• **Exercise instructions**:
Leaving out all pictures, copy exactly the lines from the one containing "Clone this chart in matplotlib." down to the one containing "y_ticks = list(range(0, 61, 10))", both of them included.

==========

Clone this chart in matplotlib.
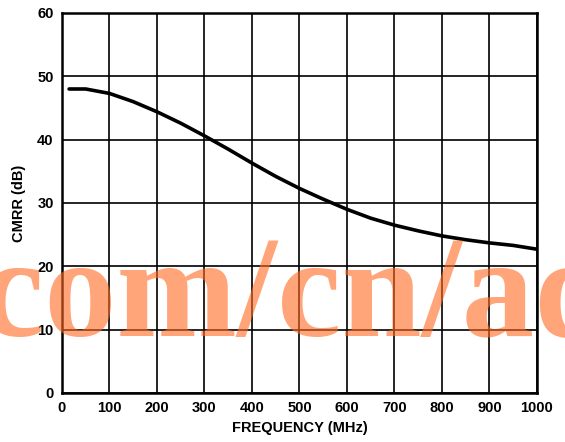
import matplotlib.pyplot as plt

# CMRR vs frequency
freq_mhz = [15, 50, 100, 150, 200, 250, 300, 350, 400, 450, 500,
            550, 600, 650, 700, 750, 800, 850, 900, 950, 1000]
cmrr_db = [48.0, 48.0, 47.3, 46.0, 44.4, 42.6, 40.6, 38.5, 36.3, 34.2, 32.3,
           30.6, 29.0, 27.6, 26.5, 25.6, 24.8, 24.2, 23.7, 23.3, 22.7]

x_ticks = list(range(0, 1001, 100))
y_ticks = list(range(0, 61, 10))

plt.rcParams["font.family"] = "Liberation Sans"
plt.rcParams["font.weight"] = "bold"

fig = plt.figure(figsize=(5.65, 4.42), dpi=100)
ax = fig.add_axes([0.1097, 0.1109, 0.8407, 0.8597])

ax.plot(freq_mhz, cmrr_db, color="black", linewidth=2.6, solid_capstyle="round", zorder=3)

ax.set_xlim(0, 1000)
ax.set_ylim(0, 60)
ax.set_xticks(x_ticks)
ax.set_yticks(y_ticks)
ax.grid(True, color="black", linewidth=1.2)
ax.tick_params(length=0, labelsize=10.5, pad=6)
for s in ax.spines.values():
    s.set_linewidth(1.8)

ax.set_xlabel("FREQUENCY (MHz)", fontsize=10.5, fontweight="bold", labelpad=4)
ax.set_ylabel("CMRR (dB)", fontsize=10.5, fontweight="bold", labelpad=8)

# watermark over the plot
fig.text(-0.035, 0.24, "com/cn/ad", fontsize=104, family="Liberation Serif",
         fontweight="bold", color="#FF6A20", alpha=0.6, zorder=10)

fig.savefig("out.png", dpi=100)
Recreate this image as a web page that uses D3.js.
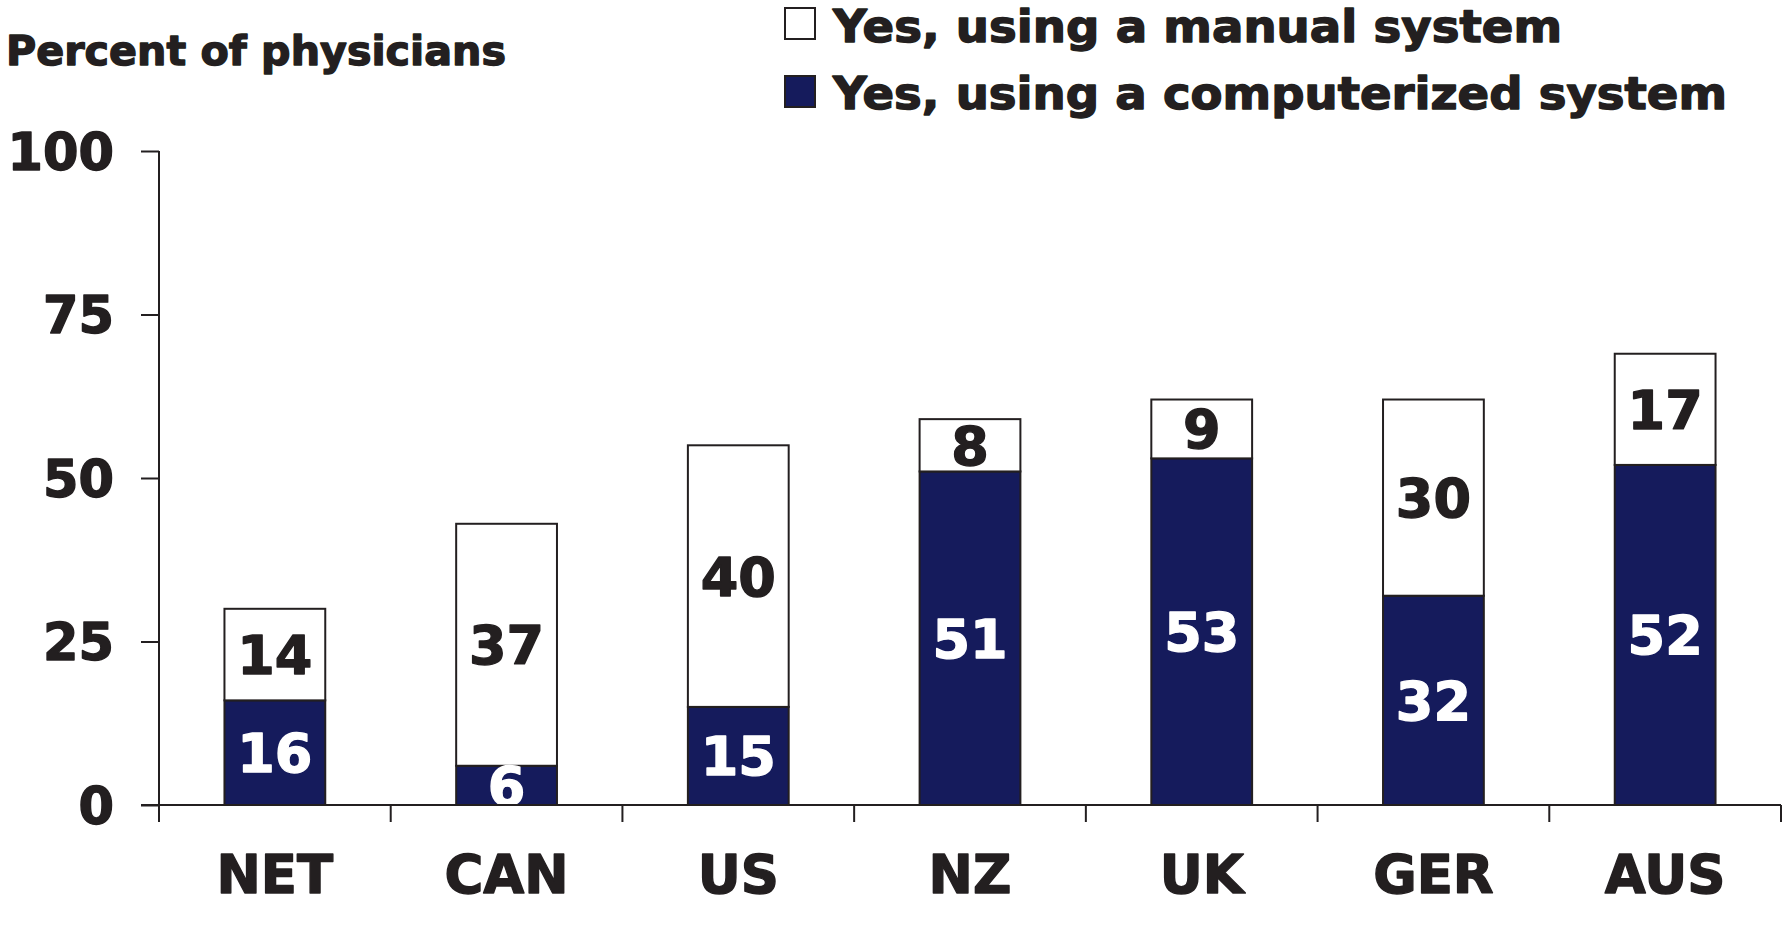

==========

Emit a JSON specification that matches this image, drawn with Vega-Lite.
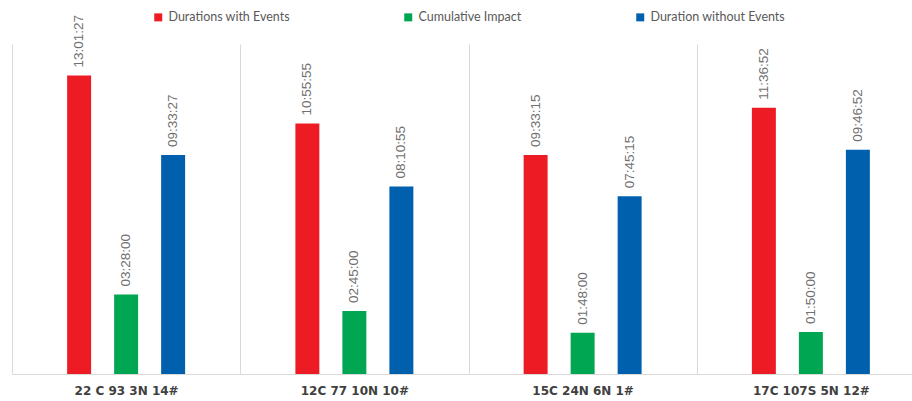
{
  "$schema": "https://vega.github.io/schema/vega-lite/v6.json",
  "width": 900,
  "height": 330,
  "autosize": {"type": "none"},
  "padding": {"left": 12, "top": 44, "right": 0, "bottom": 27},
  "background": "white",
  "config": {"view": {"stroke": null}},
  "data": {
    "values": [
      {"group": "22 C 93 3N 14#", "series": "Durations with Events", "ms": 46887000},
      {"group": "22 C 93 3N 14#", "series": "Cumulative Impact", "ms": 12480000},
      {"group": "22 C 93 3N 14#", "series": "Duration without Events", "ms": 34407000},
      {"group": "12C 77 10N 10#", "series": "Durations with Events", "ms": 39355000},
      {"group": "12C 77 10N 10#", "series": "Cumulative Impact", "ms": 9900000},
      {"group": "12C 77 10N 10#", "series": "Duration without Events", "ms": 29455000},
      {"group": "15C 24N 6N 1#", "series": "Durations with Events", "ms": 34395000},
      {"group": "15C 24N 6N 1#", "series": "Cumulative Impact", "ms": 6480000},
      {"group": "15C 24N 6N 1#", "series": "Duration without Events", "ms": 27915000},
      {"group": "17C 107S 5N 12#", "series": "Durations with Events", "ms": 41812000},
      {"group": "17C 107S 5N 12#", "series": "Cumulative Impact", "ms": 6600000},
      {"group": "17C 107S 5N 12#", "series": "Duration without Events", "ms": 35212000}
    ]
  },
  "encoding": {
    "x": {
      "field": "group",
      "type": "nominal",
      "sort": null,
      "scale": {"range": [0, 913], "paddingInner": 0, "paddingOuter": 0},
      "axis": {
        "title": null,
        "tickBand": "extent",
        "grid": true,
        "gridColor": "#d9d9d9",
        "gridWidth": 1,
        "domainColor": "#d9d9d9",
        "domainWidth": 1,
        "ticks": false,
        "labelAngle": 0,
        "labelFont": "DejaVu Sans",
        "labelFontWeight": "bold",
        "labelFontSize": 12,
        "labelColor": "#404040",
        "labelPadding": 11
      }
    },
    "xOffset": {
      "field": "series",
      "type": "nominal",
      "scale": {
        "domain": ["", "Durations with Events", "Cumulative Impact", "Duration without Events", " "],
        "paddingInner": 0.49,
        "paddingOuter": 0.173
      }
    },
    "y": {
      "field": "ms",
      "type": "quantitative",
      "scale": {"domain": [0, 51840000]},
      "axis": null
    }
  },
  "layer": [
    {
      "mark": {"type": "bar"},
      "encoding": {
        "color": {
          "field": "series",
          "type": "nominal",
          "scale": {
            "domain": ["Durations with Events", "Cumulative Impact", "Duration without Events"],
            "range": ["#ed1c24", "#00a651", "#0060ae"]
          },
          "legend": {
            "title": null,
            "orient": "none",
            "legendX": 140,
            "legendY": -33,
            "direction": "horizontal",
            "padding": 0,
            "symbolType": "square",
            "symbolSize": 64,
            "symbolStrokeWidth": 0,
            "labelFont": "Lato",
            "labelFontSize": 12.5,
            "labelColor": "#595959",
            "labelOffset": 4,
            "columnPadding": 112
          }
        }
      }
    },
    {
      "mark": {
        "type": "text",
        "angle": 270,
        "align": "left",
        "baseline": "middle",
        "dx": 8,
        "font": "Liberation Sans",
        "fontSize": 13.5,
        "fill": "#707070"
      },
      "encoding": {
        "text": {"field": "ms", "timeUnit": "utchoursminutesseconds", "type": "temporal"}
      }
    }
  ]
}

==========

• **Exercise answer**:
Clone this chart in matplotlib.
import matplotlib.pyplot as plt

# CMRR vs frequency
freq_mhz = [15, 50, 100, 150, 200, 250, 300, 350, 400, 450, 500,
            550, 600, 650, 700, 750, 800, 850, 900, 950, 1000]
cmrr_db = [48.0, 48.0, 47.3, 46.0, 44.4, 42.6, 40.6, 38.5, 36.3, 34.2, 32.3,
           30.6, 29.0, 27.6, 26.5, 25.6, 24.8, 24.2, 23.7, 23.3, 22.7]

x_ticks = list(range(0, 1001, 100))
y_ticks = list(range(0, 61, 10))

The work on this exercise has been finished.